Particle counters generally have a carpet of light, through which a mostly individualised particle stream is passed, each particle generating stray light as it passes, which is detected by a light sensor. In order to improve measurability, the particles usually first pass through a condensation unit, in which condensation droplets grow on particles. Due to the greater size and the uniformity of the condensation droplets, counting is enabled as opposed to a direct measurement of the particles.
Due to the Gaussian distribution of light intensity of the carpet of light, a passing particle generates an equally Gaussian signal pulse. In an optimal case, each individual particle provides a single stray light pulse, which corresponds to a temporal profile of sporadically occurring signal pulses. The statistic probability distribution of discrete events may here be determined via a Poisson distribution.

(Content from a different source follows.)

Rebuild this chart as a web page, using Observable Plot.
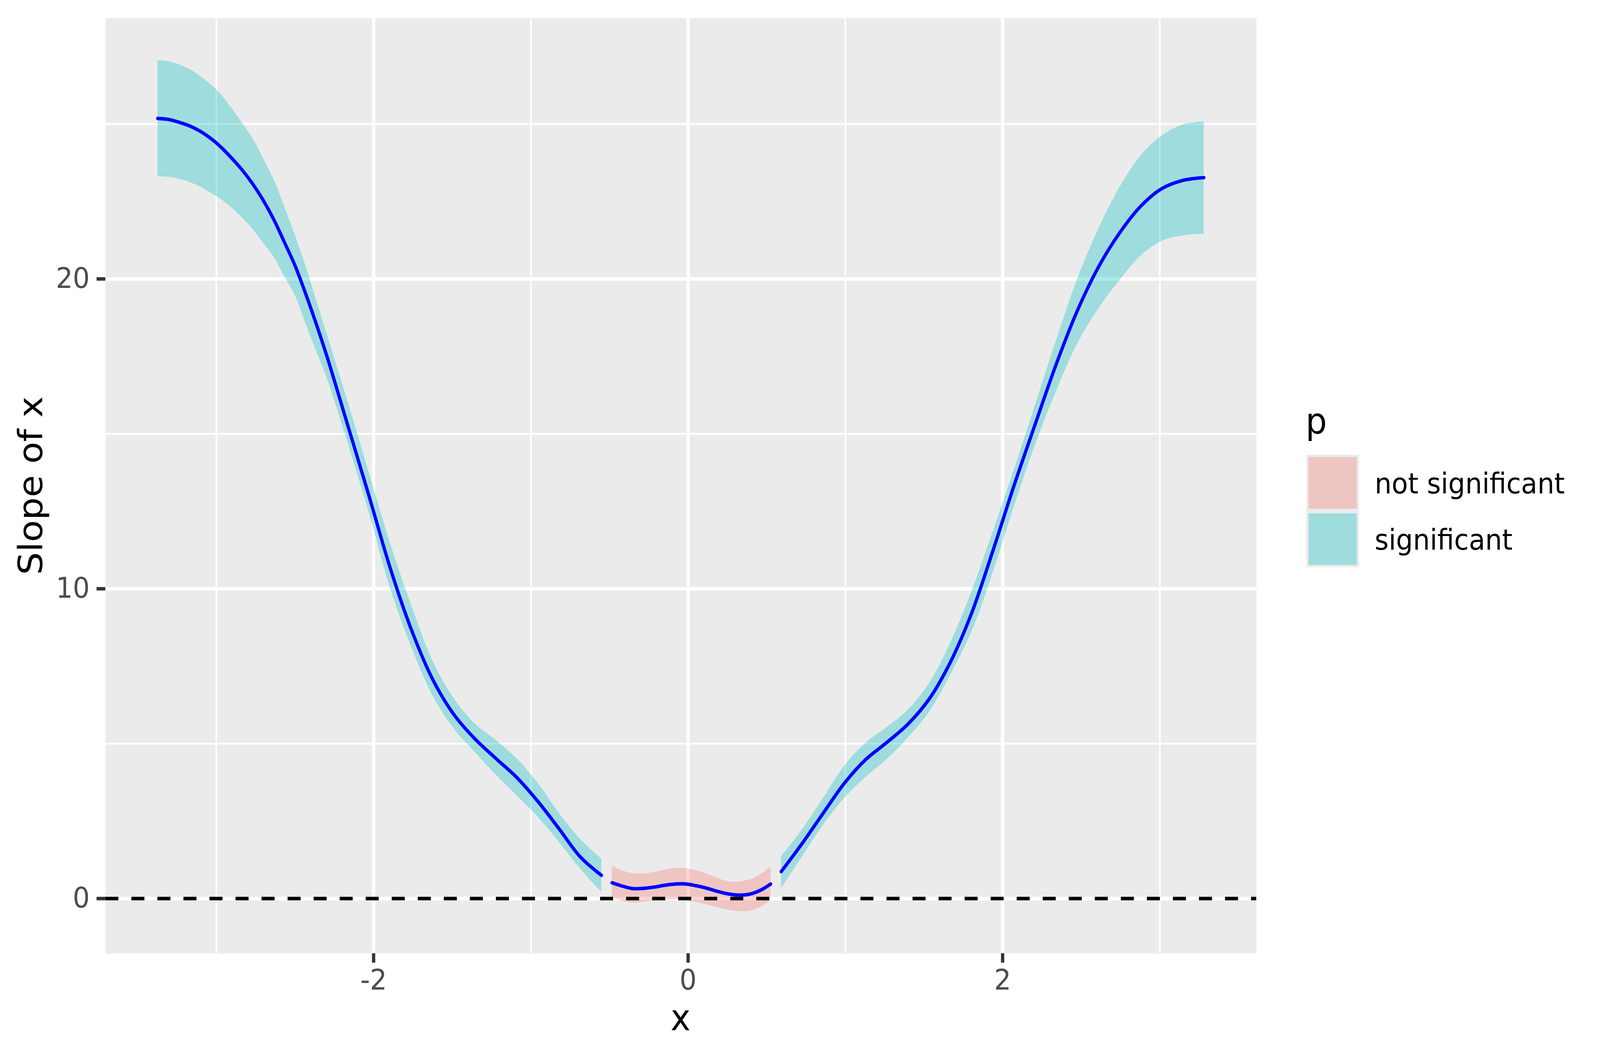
<!DOCTYPE html>
<html>
<head>
<meta charset="utf-8">
<script src="https://cdn.jsdelivr.net/npm/d3@7"></script>
<script src="https://cdn.jsdelivr.net/npm/@observablehq/plot@0.6"></script>
<style>
  html, body { margin: 0; padding: 0; background: white; overflow: hidden; }
  #chart svg { display: block; }
</style>
</head>
<body>
<div id="chart"></div>
<script>
// values
const xLeft     = [-3.373, -3.306, -3.239, -3.171, -3.104, -3.037, -2.970, -2.903, -2.835, -2.768, -2.701, -2.634, -2.567, -2.499, -2.432, -2.365, -2.298, -2.163, -2.029, -1.894, -1.760, -1.625, -1.491, -1.357, -1.222, -1.088, -0.953, -0.819, -0.685, -0.551];
const fitLeft   = [25.18, 25.15, 25.06, 24.94, 24.77, 24.54, 24.25, 23.90, 23.51, 23.06, 22.53, 21.91, 21.18, 20.42, 19.52, 18.55, 17.52, 15.25, 12.99, 10.66, 8.68, 7.08, 5.95, 5.16, 4.52, 3.90, 3.12, 2.24, 1.34, 0.75];
const upperLeft = [27.05, 27.02, 26.92, 26.77, 26.55, 26.28, 25.95, 25.51, 25.03, 24.53, 23.88, 23.20, 22.33, 21.40, 20.42, 19.32, 18.23, 16.02, 13.74, 11.46, 9.47, 7.68, 6.47, 5.65, 5.11, 4.51, 3.71, 2.75, 1.92, 1.28];
const lowerLeft = [23.31, 23.29, 23.23, 23.12, 22.98, 22.78, 22.57, 22.30, 21.97, 21.60, 21.15, 20.70, 20.08, 19.46, 18.55, 17.68, 16.81, 14.68, 12.45, 10.01, 8.12, 6.55, 5.49, 4.73, 3.99, 3.32, 2.62, 1.81, 0.95, 0.21];

const xMid     = [-0.484, -0.417, -0.349, -0.282, -0.215, -0.148, -0.081, -0.013, 0.054, 0.121, 0.188, 0.256, 0.323, 0.390, 0.457, 0.525];
const fitMid   = [0.51, 0.40, 0.32, 0.33, 0.37, 0.43, 0.47, 0.47, 0.41, 0.33, 0.23, 0.15, 0.11, 0.14, 0.26, 0.47];
const upperMid = [1.05, 0.90, 0.81, 0.81, 0.85, 0.93, 0.98, 0.97, 0.90, 0.79, 0.66, 0.55, 0.54, 0.61, 0.77, 1.03];
const lowerMid = [0.05, -0.08, -0.14, -0.11, -0.07, -0.05, -0.03, -0.06, -0.12, -0.20, -0.28, -0.37, -0.41, -0.40, -0.28, -0.06];

const xRight     = [0.592, 0.727, 0.861, 0.995, 1.130, 1.264, 1.398, 1.533, 1.667, 1.802, 1.936, 2.070, 2.205, 2.339, 2.474, 2.608, 2.742, 2.877, 3.011, 3.146, 3.280];
const fitRight   = [0.87, 1.79, 2.77, 3.73, 4.49, 5.04, 5.63, 6.44, 7.62, 9.20, 11.19, 13.29, 15.28, 17.22, 18.96, 20.37, 21.47, 22.34, 22.91, 23.18, 23.27];
const upperRight = [1.36, 2.24, 3.26, 4.29, 5.03, 5.53, 6.09, 6.95, 8.25, 9.90, 11.82, 13.80, 15.90, 17.99, 19.98, 21.60, 22.94, 23.97, 24.62, 24.98, 25.08];
const lowerRight = [0.33, 1.37, 2.39, 3.25, 3.92, 4.50, 5.19, 6.02, 7.22, 8.60, 10.49, 12.61, 14.62, 16.36, 17.90, 19.03, 19.94, 20.74, 21.22, 21.40, 21.45];

const pLevels = ["not significant", "significant"];
const pColors = ["#F8766D", "#00BFC4"];

const xMajor = [-2, 0, 2];
const xMinor = [-3, -1, 1, 3];
const yMajor = [0, 10, 20];
const yMinor = [5, 15, 25];

const rows = [];
const addSegment = (seg, p, xs, fit, lo, hi) => {
  xs.forEach((x, i) => rows.push({seg, p, x, fit: fit[i], lower: lo[i], upper: hi[i]}));
};
addSegment("left", "significant", xLeft, fitLeft, lowerLeft, upperLeft);
addSegment("mid", "not significant", xMid, fitMid, lowerMid, upperMid);
addSegment("right", "significant", xRight, fitRight, lowerRight, upperRight);

const W = 4375, H = 2703;
const lw = 8.9;        // ggplot linewidth 0.5 at this resolution
const ribbonAlpha = 0.32;

const chart = Plot.plot({
  width: W,
  height: H,
  marginLeft: 288,
  marginRight: W - 3435,
  marginTop: 46,
  marginBottom: H - 2440,
  style: {fontFamily: "DejaVu Sans", background: "white"},
  x: {domain: [-3.705, 3.614]},
  y: {domain: [-1.772, 28.417]},
  color: {domain: pLevels, range: pColors},
  marks: [
    Plot.frame({fill: "#EBEBEB", stroke: "none"}),
    Plot.ruleX(xMinor, {stroke: "white", strokeWidth: lw / 2}),
    Plot.ruleY(yMinor, {stroke: "white", strokeWidth: lw / 2}),
    Plot.ruleX(xMajor, {stroke: "white", strokeWidth: lw}),
    Plot.ruleY(yMajor, {stroke: "white", strokeWidth: lw}),
    Plot.areaY(rows, {x: "x", y1: "lower", y2: "upper", z: "seg", fill: "p",
                      fillOpacity: ribbonAlpha, curve: "catmull-rom"}),
    Plot.ruleY([0], {stroke: "black", strokeWidth: lw, strokeDasharray: `${4 * lw},${4 * lw}`}),
    Plot.line(rows, {x: "x", y: "fit", z: "seg", stroke: "#0000FF", strokeWidth: lw,
                     curve: "catmull-rom"}),
    Plot.axisX({ticks: xMajor, tickFormat: d => String(d), tickSize: 24, tickPadding: 17,
                fontSize: 73, stroke: "#333333", strokeWidth: lw, fill: "#4D4D4D", label: null}),
    Plot.axisY({ticks: yMajor, tickFormat: d => String(d), tickSize: 24, tickPadding: 19,
                fontSize: 73, stroke: "#333333", strokeWidth: lw, fill: "#4D4D4D", label: null})
  ]
});

const svg = d3.select(chart);

// axis titles
svg.append("text")
  .attr("x", 1861).attr("y", 2637)
  .attr("text-anchor", "middle").attr("font-size", 92).attr("fill", "black")
  .text("x");
svg.append("text")
  .attr("transform", "translate(115,1243) rotate(-90)")
  .attr("text-anchor", "middle").attr("font-size", 92).attr("fill", "black")
  .text("Slope of x");

// legend
const color = chart.scale("color");
const leg = svg.append("g").attr("text-anchor", "start");
leg.append("text").attr("x", 3570).attr("y", 1110)
  .attr("font-size", 92).attr("fill", "black").text("p");
leg.append("rect").attr("x", 3572).attr("y", 1164).attr("width", 144).attr("height", 288).attr("fill", "#EBEBEB");
color.domain.forEach((p, i) => {
  leg.append("rect")
    .attr("x", 3578).attr("y", 1170 + 144 * i).attr("width", 132).attr("height", 132)
    .attr("fill", color.apply(p)).attr("fill-opacity", ribbonAlpha);
  leg.append("text")
    .attr("x", 3759).attr("y", 1263 + 144 * i)
    .attr("font-size", 73).attr("fill", "black")
    .text(p);
});

// fill the whole window whatever its real size
svg.attr("viewBox", `0 0 ${W} ${H}`)
  .attr("preserveAspectRatio", "none")
  .style("width", "100vw")
  .style("height", "100vh")
  .style("max-width", "none");

document.getElementById("chart").append(chart);
</script>
</body>
</html>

If the temporal distance between particles is too small, coincidence will occur, wherein the signal pulses generated by the particles following one another in quick succession superimpose to form a single signal pulse and can no longer be separated as two individual events.
The light sensor generates an analogue measurement signal that is evaluated for detecting and counting the signal pulses. Usually, a threshold value is defined here, wherein the generated signal pulse of a passing particle is detected by a comparator member and the particle is regarded as having been detected when this threshold value is exceeded. In a case where a threshold value is selected to be too high it may occur that signal pulses that are too small are falsely not counted. However, if the threshold value is selected to be too low, then signal pulses that are too close together and partially overlap (coincidences) are detected only as one single signal pulse, and therefore some signal pulses are not detected. Also background noise may lead to false results in the case of too low a threshold value.
What is particularly disadvantageous is if the measured pulse ensemble has such a drift behaviour that said ensemble, during the measurement, moves out of the measurement range defined by the threshold value. Signal evaluation via threshold values may here unnoticeably lead to a wrong result.
Usually, signal evaluation is carried out in the analogue domain because the signal pulses in the measurement signal are very short, usually in a range of 80 to 200 ns, so that digitalisation requires a very high sampling rate. Although AD converters are available that allow a sufficiently high sampling rate even for very small signal pulses, evaluation by means of threshold values in the digital domain has however no substantial advantages over the analogue domain, so that in general evaluation in the analogue domain provides for a simpler and therefore more preferred solution.
Thus, there is a need in the prior art for devices and methods for detecting signal pulses, which allow an improved detection of coincidences and an enhanced counting accuracy and which provide a possibility of detecting, evaluating and compensating for a drift behaviour of the measurement signal.